**Description of the task**
Lines containing the word "matplotlib" are the ones to copy from the records below.

[BEGIN Provided data]

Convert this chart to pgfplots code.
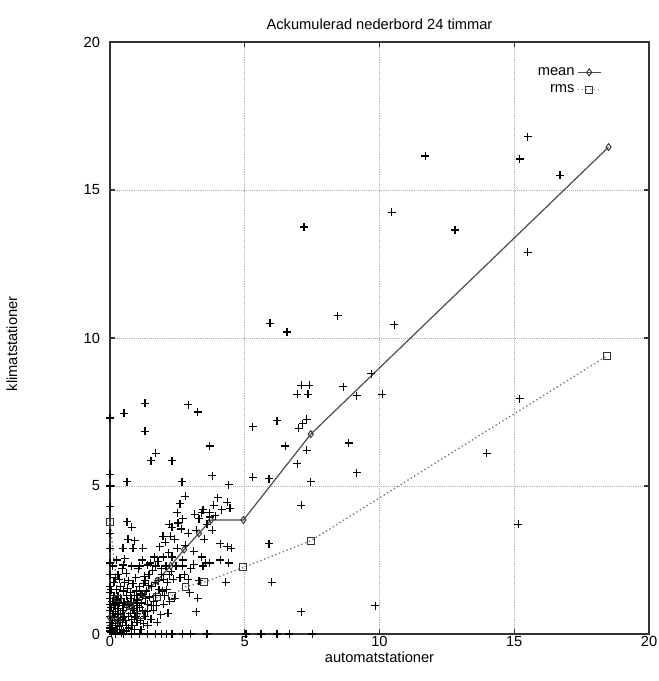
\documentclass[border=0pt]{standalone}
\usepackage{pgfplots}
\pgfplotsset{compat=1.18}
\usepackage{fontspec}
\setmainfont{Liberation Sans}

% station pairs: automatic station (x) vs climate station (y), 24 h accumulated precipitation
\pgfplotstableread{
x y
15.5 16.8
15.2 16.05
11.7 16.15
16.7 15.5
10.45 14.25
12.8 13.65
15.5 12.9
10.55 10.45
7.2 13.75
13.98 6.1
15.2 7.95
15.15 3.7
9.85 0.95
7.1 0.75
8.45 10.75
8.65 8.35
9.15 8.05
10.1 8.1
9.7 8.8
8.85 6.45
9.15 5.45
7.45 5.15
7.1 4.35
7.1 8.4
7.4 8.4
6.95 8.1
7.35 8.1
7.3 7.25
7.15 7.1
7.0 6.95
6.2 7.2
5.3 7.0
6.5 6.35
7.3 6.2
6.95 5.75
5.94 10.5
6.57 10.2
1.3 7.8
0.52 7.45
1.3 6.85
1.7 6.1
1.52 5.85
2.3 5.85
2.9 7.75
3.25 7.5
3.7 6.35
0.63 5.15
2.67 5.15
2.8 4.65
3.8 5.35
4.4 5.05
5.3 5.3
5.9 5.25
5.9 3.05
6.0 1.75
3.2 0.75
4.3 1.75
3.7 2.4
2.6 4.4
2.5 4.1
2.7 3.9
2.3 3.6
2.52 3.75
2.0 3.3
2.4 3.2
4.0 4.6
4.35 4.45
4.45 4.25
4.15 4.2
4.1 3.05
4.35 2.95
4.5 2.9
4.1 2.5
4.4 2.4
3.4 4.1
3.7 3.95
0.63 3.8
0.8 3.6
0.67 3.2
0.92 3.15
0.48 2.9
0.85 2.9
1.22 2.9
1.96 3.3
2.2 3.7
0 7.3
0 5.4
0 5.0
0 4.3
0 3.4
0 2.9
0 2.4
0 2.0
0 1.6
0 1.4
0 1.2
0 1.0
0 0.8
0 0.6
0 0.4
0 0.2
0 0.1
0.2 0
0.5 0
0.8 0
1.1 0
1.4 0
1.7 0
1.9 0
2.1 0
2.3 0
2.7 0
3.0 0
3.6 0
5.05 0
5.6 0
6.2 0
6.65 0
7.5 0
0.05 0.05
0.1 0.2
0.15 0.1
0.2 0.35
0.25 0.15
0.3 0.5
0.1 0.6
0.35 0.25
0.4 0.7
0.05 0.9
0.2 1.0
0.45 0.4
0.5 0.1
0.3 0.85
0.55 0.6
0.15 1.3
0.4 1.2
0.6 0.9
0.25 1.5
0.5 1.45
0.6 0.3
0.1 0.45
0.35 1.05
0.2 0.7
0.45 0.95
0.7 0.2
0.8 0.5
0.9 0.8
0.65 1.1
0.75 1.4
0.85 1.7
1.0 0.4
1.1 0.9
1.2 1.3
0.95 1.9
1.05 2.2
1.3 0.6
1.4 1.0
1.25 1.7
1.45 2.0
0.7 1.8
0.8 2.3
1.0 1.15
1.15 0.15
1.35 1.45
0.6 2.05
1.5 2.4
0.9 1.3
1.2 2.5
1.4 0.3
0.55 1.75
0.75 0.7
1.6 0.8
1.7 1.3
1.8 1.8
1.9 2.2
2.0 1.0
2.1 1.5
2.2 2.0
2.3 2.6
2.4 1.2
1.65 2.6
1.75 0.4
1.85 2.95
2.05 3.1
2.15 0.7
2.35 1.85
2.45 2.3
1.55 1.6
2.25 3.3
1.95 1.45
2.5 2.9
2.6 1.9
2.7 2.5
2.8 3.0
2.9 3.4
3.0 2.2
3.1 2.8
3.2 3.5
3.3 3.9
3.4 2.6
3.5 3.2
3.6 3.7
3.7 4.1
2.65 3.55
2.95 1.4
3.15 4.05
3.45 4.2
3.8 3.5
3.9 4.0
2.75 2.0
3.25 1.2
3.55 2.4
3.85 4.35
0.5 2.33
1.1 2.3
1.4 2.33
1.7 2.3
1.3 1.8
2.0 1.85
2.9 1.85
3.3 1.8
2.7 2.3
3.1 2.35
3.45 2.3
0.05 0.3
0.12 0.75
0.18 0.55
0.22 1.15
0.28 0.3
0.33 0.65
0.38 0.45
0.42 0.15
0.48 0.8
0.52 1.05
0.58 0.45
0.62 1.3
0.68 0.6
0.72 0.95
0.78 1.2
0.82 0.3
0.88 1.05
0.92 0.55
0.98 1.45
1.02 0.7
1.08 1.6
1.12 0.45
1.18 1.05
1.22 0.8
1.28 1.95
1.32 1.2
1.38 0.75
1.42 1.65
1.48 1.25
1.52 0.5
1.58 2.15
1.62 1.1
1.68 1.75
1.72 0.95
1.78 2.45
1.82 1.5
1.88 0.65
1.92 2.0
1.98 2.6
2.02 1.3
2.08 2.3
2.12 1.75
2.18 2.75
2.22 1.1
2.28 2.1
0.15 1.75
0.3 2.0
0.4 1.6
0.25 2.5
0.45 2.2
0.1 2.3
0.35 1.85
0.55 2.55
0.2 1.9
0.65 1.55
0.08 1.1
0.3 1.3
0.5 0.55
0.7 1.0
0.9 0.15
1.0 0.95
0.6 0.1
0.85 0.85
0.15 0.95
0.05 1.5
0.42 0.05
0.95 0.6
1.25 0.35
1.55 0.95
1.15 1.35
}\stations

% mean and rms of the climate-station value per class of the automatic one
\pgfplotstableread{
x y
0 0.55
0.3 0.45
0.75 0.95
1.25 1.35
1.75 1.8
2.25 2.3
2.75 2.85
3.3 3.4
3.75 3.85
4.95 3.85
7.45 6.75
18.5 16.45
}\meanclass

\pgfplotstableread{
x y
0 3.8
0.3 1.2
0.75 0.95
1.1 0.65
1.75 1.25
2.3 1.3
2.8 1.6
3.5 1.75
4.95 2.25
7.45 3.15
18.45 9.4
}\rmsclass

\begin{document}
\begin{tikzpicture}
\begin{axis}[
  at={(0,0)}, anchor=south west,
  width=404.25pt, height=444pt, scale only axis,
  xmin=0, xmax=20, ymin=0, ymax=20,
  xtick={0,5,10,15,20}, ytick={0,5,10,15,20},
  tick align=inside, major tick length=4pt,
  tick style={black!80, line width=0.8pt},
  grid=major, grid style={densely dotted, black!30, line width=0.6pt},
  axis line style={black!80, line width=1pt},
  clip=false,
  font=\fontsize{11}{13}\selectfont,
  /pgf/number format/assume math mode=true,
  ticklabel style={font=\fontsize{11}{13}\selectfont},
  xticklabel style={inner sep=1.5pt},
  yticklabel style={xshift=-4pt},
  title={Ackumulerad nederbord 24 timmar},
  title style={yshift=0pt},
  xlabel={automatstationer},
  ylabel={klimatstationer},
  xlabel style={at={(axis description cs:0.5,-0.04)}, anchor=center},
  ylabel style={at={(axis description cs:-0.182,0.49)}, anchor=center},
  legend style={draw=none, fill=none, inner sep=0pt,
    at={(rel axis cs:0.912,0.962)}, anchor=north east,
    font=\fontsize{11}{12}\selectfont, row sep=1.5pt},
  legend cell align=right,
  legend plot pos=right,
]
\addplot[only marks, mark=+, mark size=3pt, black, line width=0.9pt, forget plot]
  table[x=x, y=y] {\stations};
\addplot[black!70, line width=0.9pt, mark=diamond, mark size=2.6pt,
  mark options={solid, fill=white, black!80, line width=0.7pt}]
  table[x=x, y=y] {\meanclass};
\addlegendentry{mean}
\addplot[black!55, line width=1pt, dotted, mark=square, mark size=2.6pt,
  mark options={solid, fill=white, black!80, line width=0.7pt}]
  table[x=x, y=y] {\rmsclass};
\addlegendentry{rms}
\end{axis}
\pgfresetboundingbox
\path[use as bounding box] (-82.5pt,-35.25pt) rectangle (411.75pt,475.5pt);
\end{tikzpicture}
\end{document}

[END Provided data]
[BEGIN Provided data]

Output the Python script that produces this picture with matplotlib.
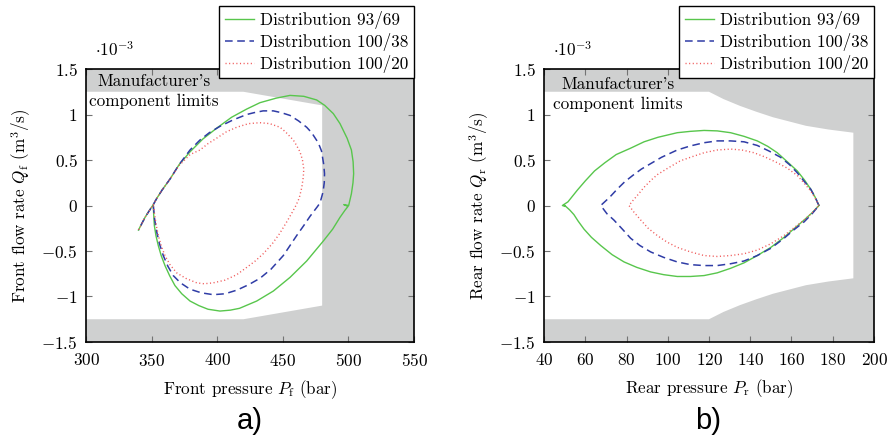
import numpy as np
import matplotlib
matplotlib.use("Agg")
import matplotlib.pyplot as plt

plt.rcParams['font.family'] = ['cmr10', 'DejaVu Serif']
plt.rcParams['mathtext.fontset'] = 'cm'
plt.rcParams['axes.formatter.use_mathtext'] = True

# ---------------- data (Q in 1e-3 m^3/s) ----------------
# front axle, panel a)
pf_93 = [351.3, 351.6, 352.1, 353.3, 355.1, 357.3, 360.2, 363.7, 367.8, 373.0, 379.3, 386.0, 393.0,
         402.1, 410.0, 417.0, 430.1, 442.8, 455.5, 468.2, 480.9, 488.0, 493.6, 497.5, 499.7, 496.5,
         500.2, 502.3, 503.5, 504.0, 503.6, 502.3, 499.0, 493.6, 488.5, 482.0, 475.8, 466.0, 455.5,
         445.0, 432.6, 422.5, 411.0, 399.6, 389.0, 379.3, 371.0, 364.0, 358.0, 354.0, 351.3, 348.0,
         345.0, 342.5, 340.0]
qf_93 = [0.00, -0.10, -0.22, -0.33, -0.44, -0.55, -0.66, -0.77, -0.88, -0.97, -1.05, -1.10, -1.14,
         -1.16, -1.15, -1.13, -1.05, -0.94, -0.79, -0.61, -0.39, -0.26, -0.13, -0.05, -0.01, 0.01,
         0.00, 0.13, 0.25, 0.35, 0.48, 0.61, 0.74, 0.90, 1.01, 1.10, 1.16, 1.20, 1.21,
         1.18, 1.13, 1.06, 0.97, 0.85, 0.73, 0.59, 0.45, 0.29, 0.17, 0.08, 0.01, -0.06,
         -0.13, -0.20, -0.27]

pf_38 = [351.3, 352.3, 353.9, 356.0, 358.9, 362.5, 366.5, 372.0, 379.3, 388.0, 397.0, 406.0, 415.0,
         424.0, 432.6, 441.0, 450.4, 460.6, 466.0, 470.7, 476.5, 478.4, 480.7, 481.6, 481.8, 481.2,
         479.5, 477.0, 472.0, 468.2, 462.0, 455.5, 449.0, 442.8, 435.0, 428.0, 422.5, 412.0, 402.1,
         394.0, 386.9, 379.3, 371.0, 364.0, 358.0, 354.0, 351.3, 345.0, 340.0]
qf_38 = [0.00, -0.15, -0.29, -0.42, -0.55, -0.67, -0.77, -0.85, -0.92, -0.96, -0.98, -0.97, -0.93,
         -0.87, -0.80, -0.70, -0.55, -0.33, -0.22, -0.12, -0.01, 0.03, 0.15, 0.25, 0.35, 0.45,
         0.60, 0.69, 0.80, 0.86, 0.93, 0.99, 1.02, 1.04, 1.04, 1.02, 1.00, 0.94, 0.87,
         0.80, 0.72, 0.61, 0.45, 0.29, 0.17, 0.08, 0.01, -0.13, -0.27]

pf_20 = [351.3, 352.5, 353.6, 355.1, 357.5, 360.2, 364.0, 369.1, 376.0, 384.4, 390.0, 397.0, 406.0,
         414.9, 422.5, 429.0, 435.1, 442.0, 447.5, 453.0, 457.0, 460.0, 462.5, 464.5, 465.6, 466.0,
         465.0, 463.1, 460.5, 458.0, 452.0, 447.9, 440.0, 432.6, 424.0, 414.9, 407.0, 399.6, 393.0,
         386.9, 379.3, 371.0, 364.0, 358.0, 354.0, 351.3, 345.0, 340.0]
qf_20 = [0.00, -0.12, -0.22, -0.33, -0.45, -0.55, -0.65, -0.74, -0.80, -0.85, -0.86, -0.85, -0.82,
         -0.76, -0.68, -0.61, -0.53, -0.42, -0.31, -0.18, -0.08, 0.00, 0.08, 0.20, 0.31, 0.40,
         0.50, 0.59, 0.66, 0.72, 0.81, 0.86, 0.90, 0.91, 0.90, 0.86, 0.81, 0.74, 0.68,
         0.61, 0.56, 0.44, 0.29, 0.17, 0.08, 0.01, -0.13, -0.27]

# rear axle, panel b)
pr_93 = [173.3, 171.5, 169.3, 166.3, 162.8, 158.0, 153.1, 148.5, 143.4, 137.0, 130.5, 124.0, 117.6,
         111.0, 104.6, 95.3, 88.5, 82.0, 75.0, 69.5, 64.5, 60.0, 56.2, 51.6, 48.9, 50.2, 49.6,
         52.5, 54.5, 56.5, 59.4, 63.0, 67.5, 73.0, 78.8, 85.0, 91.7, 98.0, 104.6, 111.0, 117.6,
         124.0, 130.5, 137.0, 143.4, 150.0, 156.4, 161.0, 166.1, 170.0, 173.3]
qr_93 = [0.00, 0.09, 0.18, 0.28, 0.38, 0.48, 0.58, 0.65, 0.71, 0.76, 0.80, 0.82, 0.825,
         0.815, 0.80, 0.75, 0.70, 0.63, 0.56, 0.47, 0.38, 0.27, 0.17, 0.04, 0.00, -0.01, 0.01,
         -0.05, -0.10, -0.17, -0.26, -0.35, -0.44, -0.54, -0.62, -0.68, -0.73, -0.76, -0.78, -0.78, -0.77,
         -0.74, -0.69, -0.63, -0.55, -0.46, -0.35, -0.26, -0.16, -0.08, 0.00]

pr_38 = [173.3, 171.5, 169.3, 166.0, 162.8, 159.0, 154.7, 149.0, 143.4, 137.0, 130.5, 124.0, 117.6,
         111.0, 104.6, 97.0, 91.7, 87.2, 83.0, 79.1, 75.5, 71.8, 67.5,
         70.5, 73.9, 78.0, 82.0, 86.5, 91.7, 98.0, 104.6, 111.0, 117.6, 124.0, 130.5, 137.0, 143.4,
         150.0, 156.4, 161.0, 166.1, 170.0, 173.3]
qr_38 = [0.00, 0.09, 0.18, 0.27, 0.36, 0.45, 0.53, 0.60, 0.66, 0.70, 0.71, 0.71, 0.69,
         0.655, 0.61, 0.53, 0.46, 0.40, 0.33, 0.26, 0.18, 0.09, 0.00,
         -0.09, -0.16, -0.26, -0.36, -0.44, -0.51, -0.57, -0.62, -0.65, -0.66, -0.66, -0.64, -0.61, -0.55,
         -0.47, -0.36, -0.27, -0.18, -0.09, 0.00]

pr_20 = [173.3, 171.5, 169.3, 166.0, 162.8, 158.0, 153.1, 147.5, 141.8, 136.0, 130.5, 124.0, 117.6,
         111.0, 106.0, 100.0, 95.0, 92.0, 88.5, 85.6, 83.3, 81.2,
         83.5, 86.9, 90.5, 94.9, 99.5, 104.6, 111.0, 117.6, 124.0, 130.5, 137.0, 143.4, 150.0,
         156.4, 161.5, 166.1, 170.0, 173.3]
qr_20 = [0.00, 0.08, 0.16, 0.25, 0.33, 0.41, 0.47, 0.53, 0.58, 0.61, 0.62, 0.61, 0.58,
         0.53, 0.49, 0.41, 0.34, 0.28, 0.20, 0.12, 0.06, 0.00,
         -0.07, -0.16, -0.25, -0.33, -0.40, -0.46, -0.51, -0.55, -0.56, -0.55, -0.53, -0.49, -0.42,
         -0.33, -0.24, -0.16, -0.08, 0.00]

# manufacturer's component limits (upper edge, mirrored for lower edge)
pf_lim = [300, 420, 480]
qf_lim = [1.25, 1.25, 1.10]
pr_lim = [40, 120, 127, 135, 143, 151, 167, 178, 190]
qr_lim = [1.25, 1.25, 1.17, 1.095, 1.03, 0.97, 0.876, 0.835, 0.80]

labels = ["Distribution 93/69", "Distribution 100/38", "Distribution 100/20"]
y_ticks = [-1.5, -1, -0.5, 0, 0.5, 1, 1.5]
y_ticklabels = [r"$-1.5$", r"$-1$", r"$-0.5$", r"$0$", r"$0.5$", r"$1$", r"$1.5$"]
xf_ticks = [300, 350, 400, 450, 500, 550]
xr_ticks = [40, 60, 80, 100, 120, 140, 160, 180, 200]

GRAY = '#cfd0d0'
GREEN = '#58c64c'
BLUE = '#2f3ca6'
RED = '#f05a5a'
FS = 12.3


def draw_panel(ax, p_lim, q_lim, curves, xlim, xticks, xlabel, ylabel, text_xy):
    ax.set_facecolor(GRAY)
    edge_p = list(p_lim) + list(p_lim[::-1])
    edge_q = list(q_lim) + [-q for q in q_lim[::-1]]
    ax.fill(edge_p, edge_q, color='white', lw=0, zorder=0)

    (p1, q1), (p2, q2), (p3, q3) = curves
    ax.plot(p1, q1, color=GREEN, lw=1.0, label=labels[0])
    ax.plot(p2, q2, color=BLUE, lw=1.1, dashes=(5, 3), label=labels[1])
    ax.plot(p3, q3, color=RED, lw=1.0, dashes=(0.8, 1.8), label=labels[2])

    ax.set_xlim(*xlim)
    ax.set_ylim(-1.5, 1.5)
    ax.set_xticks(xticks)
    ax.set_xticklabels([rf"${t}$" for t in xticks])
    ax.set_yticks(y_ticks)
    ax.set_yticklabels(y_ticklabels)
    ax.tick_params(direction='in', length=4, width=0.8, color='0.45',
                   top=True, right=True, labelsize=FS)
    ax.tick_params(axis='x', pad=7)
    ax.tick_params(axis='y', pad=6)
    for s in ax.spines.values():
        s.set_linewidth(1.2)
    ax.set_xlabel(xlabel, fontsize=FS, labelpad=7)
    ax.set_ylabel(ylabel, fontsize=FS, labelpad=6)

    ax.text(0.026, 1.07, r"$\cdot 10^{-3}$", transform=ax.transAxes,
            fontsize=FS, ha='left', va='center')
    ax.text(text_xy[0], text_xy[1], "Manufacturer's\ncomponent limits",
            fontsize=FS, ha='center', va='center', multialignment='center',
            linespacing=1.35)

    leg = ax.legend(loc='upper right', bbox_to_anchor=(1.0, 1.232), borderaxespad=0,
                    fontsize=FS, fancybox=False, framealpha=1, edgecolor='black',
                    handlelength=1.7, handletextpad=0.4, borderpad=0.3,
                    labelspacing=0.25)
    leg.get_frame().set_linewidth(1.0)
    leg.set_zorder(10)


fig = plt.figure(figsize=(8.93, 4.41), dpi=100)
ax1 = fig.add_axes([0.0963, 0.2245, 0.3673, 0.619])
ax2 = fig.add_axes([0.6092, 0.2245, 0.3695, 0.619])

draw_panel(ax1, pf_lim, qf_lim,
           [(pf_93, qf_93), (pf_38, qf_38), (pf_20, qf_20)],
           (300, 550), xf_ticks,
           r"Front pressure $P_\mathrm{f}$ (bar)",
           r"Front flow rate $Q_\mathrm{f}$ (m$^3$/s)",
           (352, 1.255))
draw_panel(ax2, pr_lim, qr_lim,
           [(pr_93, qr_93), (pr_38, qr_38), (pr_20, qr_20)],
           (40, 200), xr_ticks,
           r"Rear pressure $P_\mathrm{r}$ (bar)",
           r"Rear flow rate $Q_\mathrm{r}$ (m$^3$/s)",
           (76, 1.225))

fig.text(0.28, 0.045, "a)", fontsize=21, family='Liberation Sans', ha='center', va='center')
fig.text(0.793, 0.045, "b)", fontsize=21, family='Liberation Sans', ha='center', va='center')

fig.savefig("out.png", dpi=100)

[END Provided data]

**Reply**
Output the Python script that produces this picture with matplotlib.
import matplotlib
matplotlib.use("Agg")
import matplotlib.pyplot as plt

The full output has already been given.